_Exercise requirements_: Copy out the listing in full, exactly as written, but not its pictures.
↓
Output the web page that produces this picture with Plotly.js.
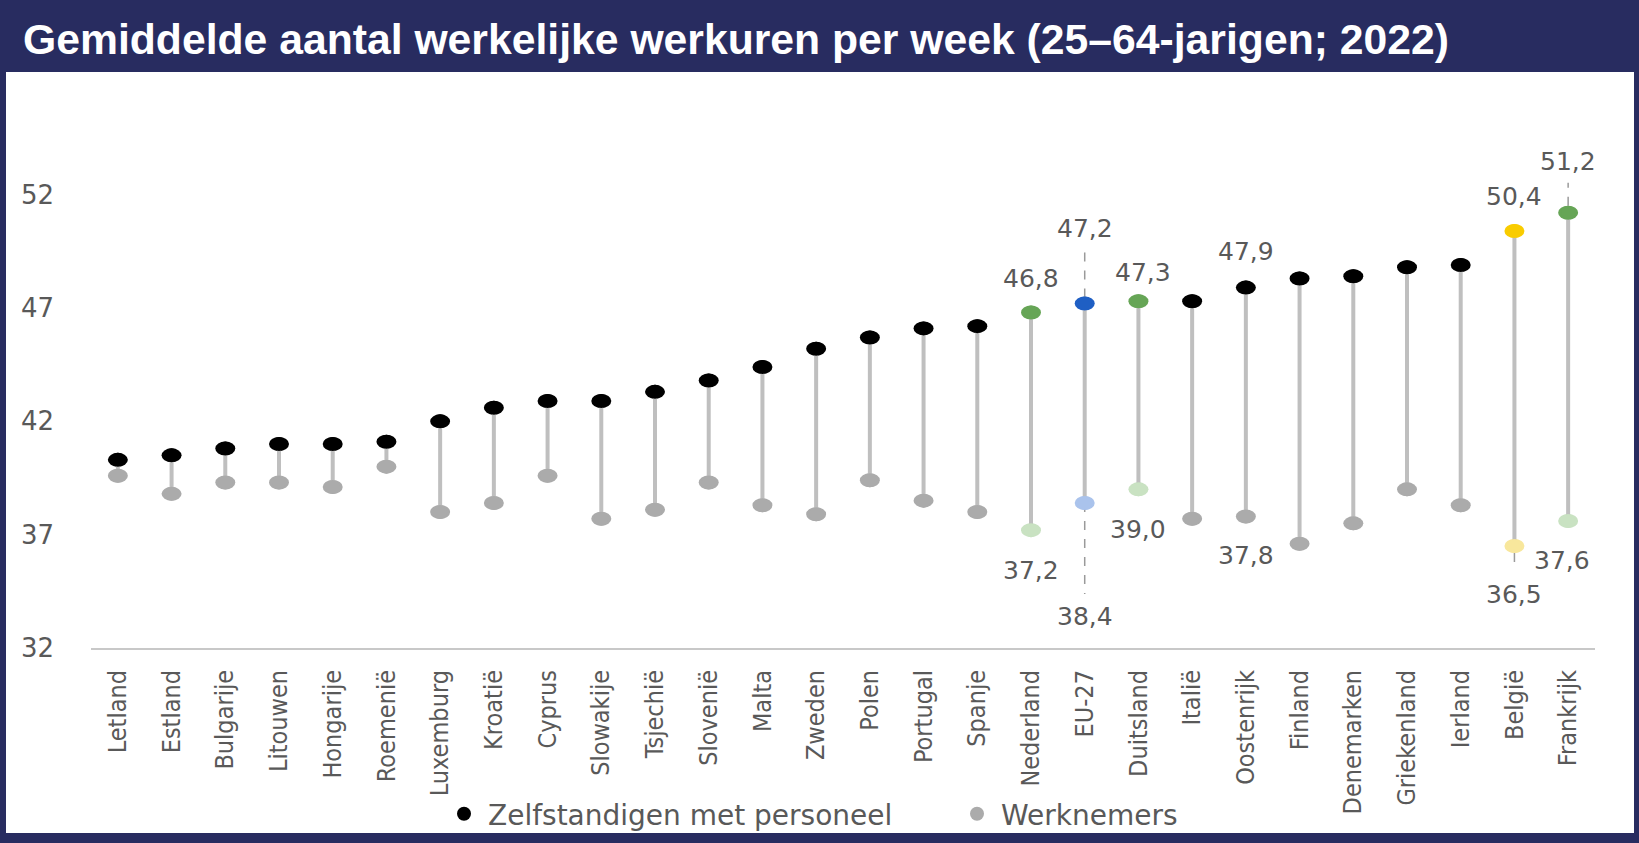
<!DOCTYPE html>
<html><head><meta charset="utf-8">
<script src="https://cdn.plot.ly/plotly-3.0.1.min.js"></script>
<style>html,body{margin:0;padding:0;background:#282c60;overflow:hidden}#chart{width:1639px;height:843px}</style>
</head><body><div id="chart"></div>
<script>
// ---------- data ----------
const categories = ['Letland','Estland','Bulgarije','Litouwen','Hongarije','Roemenië','Luxemburg','Kroatië','Cyprus','Slowakije','Tsjechië','Slovenië','Malta','Zweden','Polen','Portugal','Spanje','Nederland','EU-27','Duitsland','Italië','Oostenrijk','Finland','Denemarken','Griekenland','Ierland','België','Frankrijk'];
const zelfstandigen = [40.3,40.5,40.8,41.0,41.0,41.1,42.0,42.6,42.9,42.9,43.3,43.8,44.4,45.2,45.7,46.1,46.2,46.8,47.2,47.3,47.3,47.9,48.3,48.4,48.8,48.9,50.4,51.2];
const werknemers    = [39.6,38.8,39.3,39.3,39.1,40.0,38.0,38.4,39.6,37.7,38.1,39.3,38.3,37.9,39.4,38.5,38.0,37.2,38.4,39.0,37.7,37.8,36.6,37.5,39.0,38.3,36.5,37.6];
const seriesNames = ['Zelfstandigen met personeel','Werknemers'];
const yTickVals = [32,37,42,47,52];
const titleText = 'Gemiddelde aantal werkelijke werkuren per week (25–64-jarigen; 2022)';

// ---------- styles ----------
const W = 1639, H = 843;
const M = {l: 91, r: 44, t: 104, b: 195};
const navy = '#282c60';
const textGrey = '#595959';
const baseColors = ['#000000', '#ababab'];
const highlight = {
  'Nederland': ['#66a556', '#c9e2c2'],
  'EU-27':     ['#1f5fc4', '#aac3ec'],
  'Duitsland': ['#66a556', '#c9e2c2'],
  'België':    ['#f9cc00', '#f8e79c'],
  'Frankrijk': ['#66a556', '#c9e2c2']
};
const labelSpec = [
  {cat:'Nederland', s:0, dy:34},  {cat:'Nederland', s:1, dy:-40},
  {cat:'EU-27', s:0, dy:75},      {cat:'EU-27', s:1, dy:-114},
  {cat:'Duitsland', s:0, dy:29, dx:5}, {cat:'Duitsland', s:1, dy:-40},
  {cat:'Oostenrijk', s:0, dy:36}, {cat:'Oostenrijk', s:1, dy:-39},
  {cat:'België', s:0, dy:34},     {cat:'België', s:1, dy:-48},
  {cat:'Frankrijk', s:0, dy:51},  {cat:'Frankrijk', s:1, dy:-39, dx:-6}
];
const leaderSpec = [
  {cat:'EU-27', s:0, a:6, b:53},
  {cat:'EU-27', s:1, a:0, b:-91},
  {cat:'België', s:1, a:-7, b:-20},
  {cat:'Frankrijk', s:0, a:7, b:30}
];

const plotW = W - M.l - M.r, plotH = H - M.t - M.b;
const xp = px => (px - M.l) / plotW;
const yp = py => (H - M.b - py) / plotH;
const series = [zelfstandigen, werknemers];
const colorOf = (cat, s) => highlight[cat] ? highlight[cat][s] : baseColors[s];
const fmt = v => v.toFixed(1).replace('.', ',');

// connectors
const cx = [], cy = [];
categories.forEach((c, i) => { cx.push(c, c, null); cy.push(zelfstandigen[i], werknemers[i], null); });

const traces = [
  {type:'scatter', mode:'lines', x: cx, y: cy, line:{color:'#bfbfbf', width:4}, hoverinfo:'skip', showlegend:false}
];
[0, 1].forEach(s => {
  traces.push({
    type:'scatter', mode:'markers', name: seriesNames[s],
    x: categories, y: series[s],
    marker:{size:14, color: categories.map(c => colorOf(c, s)), line:{width:0}},
    hovertemplate:'%{x}: %{y}<extra>' + seriesNames[s] + '</extra>'
  });
});

const shapes = [
  {type:'rect', xref:'paper', yref:'paper', x0: xp(6), x1: xp(1634), y0: yp(833), y1: yp(72),
   fillcolor:'#ffffff', line:{width:0}, layer:'below'}
];
// elliptical dots
[0, 1].forEach(s => {
  categories.forEach((c, i) => {
    shapes.push({type:'circle', xref:'x', yref:'y', xsizemode:'pixel', ysizemode:'pixel',
      xanchor: c, yanchor: series[s][i], x0:-10, x1:10, y0:-7, y1:7,
      fillcolor: colorOf(c, s), line:{width:0}, layer:'below'});
  });
});
leaderSpec.forEach(d => {
  const i = categories.indexOf(d.cat);
  shapes.push({type:'line', xref:'x', yref:'y', ysizemode:'pixel', x0: d.cat, x1: d.cat,
    yanchor: series[d.s][i], y0: d.a, y1: d.b, line:{color:'#9a9a9a', width:1.5, dash:'dash'}, layer:'below'});
});

const annotations = labelSpec.map(d => {
  const i = categories.indexOf(d.cat);
  return {x: d.cat, y: series[d.s][i], xref:'x', yref:'y', text: fmt(series[d.s][i]),
    showarrow:false, yshift: d.dy, xshift: d.dx || 0,
    font:{family:'DejaVu Sans, sans-serif', size:25, color:textGrey}};
});

const layout = {
  width: W, height: H,
  margin: {l: M.l, r: M.r, t: M.t, b: M.b, pad: 0, autoexpand: false},
  paper_bgcolor: navy, plot_bgcolor: '#ffffff',
  title: {text: '<b>' + titleText + '</b>', xref:'container', yref:'container', x: 23 / W, xanchor:'left',
          y: 1 - 39 / H, yanchor:'middle',
          font:{family:'Liberation Sans, Arial, sans-serif', size:42.7, color:'#ffffff'}},
  xaxis: {type:'category', range:[-0.5, categories.length - 0.5], tickangle:-90,
          showline:true, linecolor:'#c8c8c8', linewidth:2, showgrid:false, zeroline:false, ticks:'',
          ticklabelstandoff: 10, fixedrange:true, automargin:false,
          tickfont:{family:'Liberation Sans Narrow, DejaVu Sans Condensed, sans-serif', size:25, color:textGrey}},
  yaxis: {range:[32, 56], tickvals: yTickVals, ticktext: yTickVals.map(String), showgrid:false, zeroline:false,
          showline:false, ticks:'', ticklabelstandoff: 36, fixedrange:true, automargin:false,
          tickfont:{family:'DejaVu Sans, sans-serif', size:26, color:textGrey}},
  showlegend: true,
  legend: {orientation:'h', xref:'container', yref:'container', x: 440 / W, xanchor:'left',
           y: 1 - 814 / H, yanchor:'middle',
           bgcolor:'rgba(0,0,0,0)', itemwidth: 38, entrywidth: 460, entrywidthmode:'pixels',
           font:{family:'DejaVu Sans, sans-serif', size:28, color:textGrey}},
  shapes: shapes,
  annotations: annotations,
  hovermode: 'closest'
};

Plotly.newPlot('chart', traces, layout, {displayModeBar:false, responsive:false});
</script>
</body></html>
↑
_Answer to the problem_:
Output the web page that produces this picture with Plotly.js.
<!DOCTYPE html>
<html><head><meta charset="utf-8">
<script src="https://cdn.plot.ly/plotly-3.0.1.min.js"></script>
<style>html,body{margin:0;padding:0;background:#282c60;overflow:hidden}#chart{width:1639px;height:843px}</style>
</head><body><div id="chart"></div>
<script>
// ---------- data ----------
const categories = ['Letland','Estland','Bulgarije','Litouwen','Hongarije','Roemenië','Luxemburg','Kroatië','Cyprus','Slowakije','Tsjechië','Slovenië','Malta','Zweden','Polen','Portugal','Spanje','Nederland','EU-27','Duitsland','Italië','Oostenrijk','Finland','Denemarken','Griekenland','Ierland','België','Frankrijk'];
const zelfstandigen = [40.3,40.5,40.8,41.0,41.0,41.1,42.0,42.6,42.9,42.9,43.3,43.8,44.4,45.2,45.7,46.1,46.2,46.8,47.2,47.3,47.3,47.9,48.3,48.4,48.8,48.9,50.4,51.2];
const werknemers    = [39.6,38.8,39.3,39.3,39.1,40.0,38.0,38.4,39.6,37.7,38.1,39.3,38.3,37.9,39.4,38.5,38.0,37.2,38.4,39.0,37.7,37.8,36.6,37.5,39.0,38.3,36.5,37.6];
const seriesNames = ['Zelfstandigen met personeel','Werknemers'];
const yTickVals = [32,37,42,47,52];
const titleText = 'Gemiddelde aantal werkelijke werkuren per week (25–64-jarigen; 2022)';

// ---------- styles ----------
const W = 1639, H = 843;
const M = {l: 91, r: 44, t: 104, b: 195};
const navy = '#282c60';
const textGrey = '#595959';
const baseColors = ['#000000', '#ababab'];
const highlight = {
  'Nederland': ['#66a556', '#c9e2c2'],
  'EU-27':     ['#1f5fc4', '#aac3ec'],
  'Duitsland': ['#66a556', '#c9e2c2'],
  'België':    ['#f9cc00', '#f8e79c'],
  'Frankrijk': ['#66a556', '#c9e2c2']
};
const labelSpec = [
  {cat:'Nederland', s:0, dy:34},  {cat:'Nederland', s:1, dy:-40},
  {cat:'EU-27', s:0, dy:75},      {cat:'EU-27', s:1, dy:-114},
  {cat:'Duitsland', s:0, dy:29, dx:5}, {cat:'Duitsland', s:1, dy:-40},
  {cat:'Oostenrijk', s:0, dy:36}, {cat:'Oostenrijk', s:1, dy:-39},
  {cat:'België', s:0, dy:34},     {cat:'België', s:1, dy:-48},
  {cat:'Frankrijk', s:0, dy:51},  {cat:'Frankrijk', s:1, dy:-39, dx:-6}
];
const leaderSpec = [
  {cat:'EU-27', s:0, a:6, b:53},
  {cat:'EU-27', s:1, a:0, b:-91},
  {cat:'België', s:1, a:-7, b:-20},
  {cat:'Frankrijk', s:0, a:7, b:30}
];

const plotW = W - M.l - M.r, plotH = H - M.t - M.b;
const xp = px => (px - M.l) / plotW;
const yp = py => (H - M.b - py) / plotH;
const series = [zelfstandigen, werknemers];
const colorOf = (cat, s) => highlight[cat] ? highlight[cat][s] : baseColors[s];
const fmt = v => v.toFixed(1).replace('.', ',');

// connectors
const cx = [], cy = [];
categories.forEach((c, i) => { cx.push(c, c, null); cy.push(zelfstandigen[i], werknemers[i], null); });

const traces = [
  {type:'scatter', mode:'lines', x: cx, y: cy, line:{color:'#bfbfbf', width:4}, hoverinfo:'skip', showlegend:false}
];
[0, 1].forEach(s => {
  traces.push({
    type:'scatter', mode:'markers', name: seriesNames[s],
    x: categories, y: series[s],
    marker:{size:14, color: categories.map(c => colorOf(c, s)), line:{width:0}},
    hovertemplate:'%{x}: %{y}<extra>' + seriesNames[s] + '</extra>'
  });
});

const shapes = [
  {type:'rect', xref:'paper', yref:'paper', x0: xp(6), x1: xp(1634), y0: yp(833), y1: yp(72),
   fillcolor:'#ffffff', line:{width:0}, layer:'below'}
];
// elliptical dots
[0, 1].forEach(s => {
  categories.forEach((c, i) => {
    shapes.push({type:'circle', xref:'x', yref:'y', xsizemode:'pixel', ysizemode:'pixel',
      xanchor: c, yanchor: series[s][i], x0:-10, x1:10, y0:-7, y1:7,
      fillcolor: colorOf(c, s), line:{width:0}, layer:'below'});
  });
});
leaderSpec.forEach(d => {
  const i = categories.indexOf(d.cat);
  shapes.push({type:'line', xref:'x', yref:'y', ysizemode:'pixel', x0: d.cat, x1: d.cat,
    yanchor: series[d.s][i], y0: d.a, y1: d.b, line:{color:'#9a9a9a', width:1.5, dash:'dash'}, layer:'below'});
});

const annotations = labelSpec.map(d => {
  const i = categories.indexOf(d.cat);
  return {x: d.cat, y: series[d.s][i], xref:'x', yref:'y', text: fmt(series[d.s][i]),
    showarrow:false, yshift: d.dy, xshift: d.dx || 0,
    font:{family:'DejaVu Sans, sans-serif', size:25, color:textGrey}};
});

const layout = {
  width: W, height: H,
  margin: {l: M.l, r: M.r, t: M.t, b: M.b, pad: 0, autoexpand: false},
  paper_bgcolor: navy, plot_bgcolor: '#ffffff',
  title: {text: '<b>' + titleText + '</b>', xref:'container', yref:'container', x: 23 / W, xanchor:'left',
          y: 1 - 39 / H, yanchor:'middle',
          font:{family:'Liberation Sans, Arial, sans-serif', size:42.7, color:'#ffffff'}},
  xaxis: {type:'category', range:[-0.5, categories.length - 0.5], tickangle:-90,
          showline:true, linecolor:'#c8c8c8', linewidth:2, showgrid:false, zeroline:false, ticks:'',
          ticklabelstandoff: 10, fixedrange:true, automargin:false,
          tickfont:{family:'Liberation Sans Narrow, DejaVu Sans Condensed, sans-serif', size:25, color:textGrey}},
  yaxis: {range:[32, 56], tickvals: yTickVals, ticktext: yTickVals.map(String), showgrid:false, zeroline:false,
          showline:false, ticks:'', ticklabelstandoff: 36, fixedrange:true, automargin:false,
          tickfont:{family:'DejaVu Sans, sans-serif', size:26, color:textGrey}},
  showlegend: true,
  legend: {orientation:'h', xref:'container', yref:'container', x: 440 / W, xanchor:'left',
           y: 1 - 814 / H, yanchor:'middle',
           bgcolor:'rgba(0,0,0,0)', itemwidth: 38, entrywidth: 460, entrywidthmode:'pixels',
           font:{family:'DejaVu Sans, sans-serif', size:28, color:textGrey}},
  shapes: shapes,
  annotations: annotations,
  hovermode: 'closest'
};

Plotly.newPlot('chart', traces, layout, {displayModeBar:false, responsive:false});
</script>
</body></html>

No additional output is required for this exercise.